Unusually for his time, Timothy prepared not only his son, but also each of his daughters for college. All but one of Jonathan's sisters made the trek from East Windsor, Connecticut, to Boston for finishing school, with sister Mary attending a finishing school in Hadley, Massachusetts.
Young Jonathan's sisters even assisted in his education. While serving as a chaplain during an Indian war, Edwards's father wrote home, charging the older sisters with tutoring Jonathan in his Latin studies.
Evidence of the Edwards sisters' intellect is found in a manuscript entitled "The Soul." For many years, Edwards scholars mistakenly assumed that the author of this essay, which uses wit and incisive satire to criticize a philosophically materialist view of the soul, was the great theologian himself. More recently, however, Edwards scholar Kenneth Minkema identified Jonathan's oldest sister, Esther, as its author.
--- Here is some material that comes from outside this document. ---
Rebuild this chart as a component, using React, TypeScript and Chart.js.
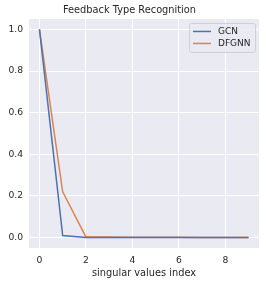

A younger sister, Hannah, kept a journal later transcribed by her daughter Lucy. In this journal and in drafts of letters, Hannah not only reflects her own extensive learning, but also expresses progressive sentiments about relationships between men and women—convictions fueled by her own experiences in courting. Seriously pursued by two men, first Matthew Rockwell of East Windsor, Connecticut, and then John Sargent of Stockbridge, Massachusetts, she found herself caught in a tug of war between them. She eventually rejected both of their proposals and married a third suitor, Seth Wetmore of Middletown, Connecticut. The situation created quite a stir, however, as Matthew Rockwell had been so convinced of Hannah's supposed obligation to him that he had built a house for her, inscribing her initials on the mantel.